Mobility azimuth of R.

Case 1.

When $θ (\overset{⟶}{V_{1}}, \overset{⟶}{V_{2}}) < π$ , $\forall P_{k}$ , if $d (R, P_{k}) \leq R_{s}$ , there is $\overset{⟶}{V} = \overset{⟶}{V_{R}}$ .

Case 2.

When $θ (\overset{⟶}{V_{1}}, \overset{⟶}{V_{2}}) < π$ , $\exists P_{k}$ , if $d (R, P_{k}) > R_{s}$ , there is $\overset{⟶}{V} = - \overset{⟶}{V_{R}}$ .

Case 3.

When $θ (\overset{⟶}{V_{1}}, \overset{⟶}{V_{2}}) > π$ , $\forall P_{k}$ , if $d (R, P_{k}) \leq R_{s}$ , there is $\overset{⟶}{V} = - \overset{⟶}{V_{R}}$ .

Case 4.

When $θ (\overset{⟶}{V_{1}}, \overset{⟶}{V_{2}}) > π$ , $\exists P_{k}$ , if $d (R, P_{k}) > R_{s}$ , there is $\overset{⟶}{V} = \overset{⟶}{V_{R}}$ .

(ii) Moving Distance. The moving distance of R, $L_{0}$ is dependent on both R and hole boundary intersections. As shown in Figure 3, the hole boundary node $S_{2}$ exists; its sensing range intersects the ranges of $S_{1}$ and $S_{3}$ at $P_{1} (x_{P_{1}}, y_{P_{1}})$ and $P_{2} (x_{P_{2}}, y_{P_{2}})$ , respectively. The calculation flow of $L_{0}$ is shown as follows:

\begin{array}{l} \overset{⟶}{V_{R P_{k}}} = (x_{P_{k}} - x_{R}) \vec{i} + (y_{P_{k}} - y_{R}) \vec{j}, \\ \cos θ (\overset{⟶}{V_{R P_{k}}}, \overset{⟶}{V}) = \frac{\overset{⟶}{V_{R P_{k}}} • \overset{⟶}{V}}{| \overset{⟶}{V_{R P_{k}}} | \times | \overset{⟶}{V} |}, \\ L_{0} = L_{R P_{k}} \times \cos θ (\overset{⟶}{V_{R P_{k}}}, \overset{⟶}{V}) \\ + \sqrt{{R_{s}}^{2} - {L_{R P_{k}}}^{2} + {L_{R P_{k}}}^{2} co  s^{2} θ (\overset{⟶}{V_{R P_{k}}}, \overset{⟶}{V})}, where \\ L_{R P_{k}} = \sqrt{{(x_{R} - x_{P_{k}})}^{2} + {(y_{R} - y_{P_{k}})}^{2}} . \end{array}

(2)

Figure 3

Moving distance based on the new position $R^{'}$ .

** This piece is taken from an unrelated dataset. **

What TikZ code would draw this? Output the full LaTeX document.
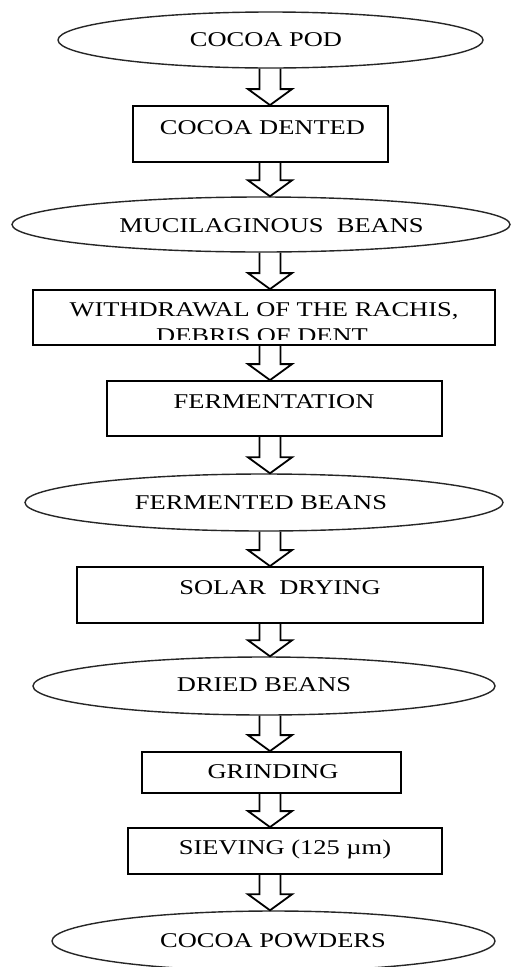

The new position $R^{'}$ can be determined by using $θ (R)$ and $L_{0}$ . Two new positions are calculated by $P_{1}$ and $P_{2}$ . An $R^{'}$ that satisfies $d (R^{'}, P_{k}) \leq R_{s} (k \in [1,2])$ is chosen as the new position. Therefore, the moving distance should be calculated by the chosen $R^{'}$ .

3.2. Best Redundant Node

More than one node may try to participate into patching because of the high mobility of redundant nodes. To avoid patching collision, the best redundant node should be selected in terms of energy and moving distance. Thus, the evaluated remaining energy $E_{r} (i)$ of the redundant node $R_{i}$ can be calculated as follows:

\begin{matrix} E_{r} (i) = α E_{0} (i) - β L_{0} (i), \end{matrix}

(3)

where

E_{0} (i)

is initial energy of node i,

α (α \geq 1)

is the energy endurance parameter; β is the consumption of energy per unit distance, that is, the energy consumption parameter, which is governed by the given work environment and the physical properties of the nodes.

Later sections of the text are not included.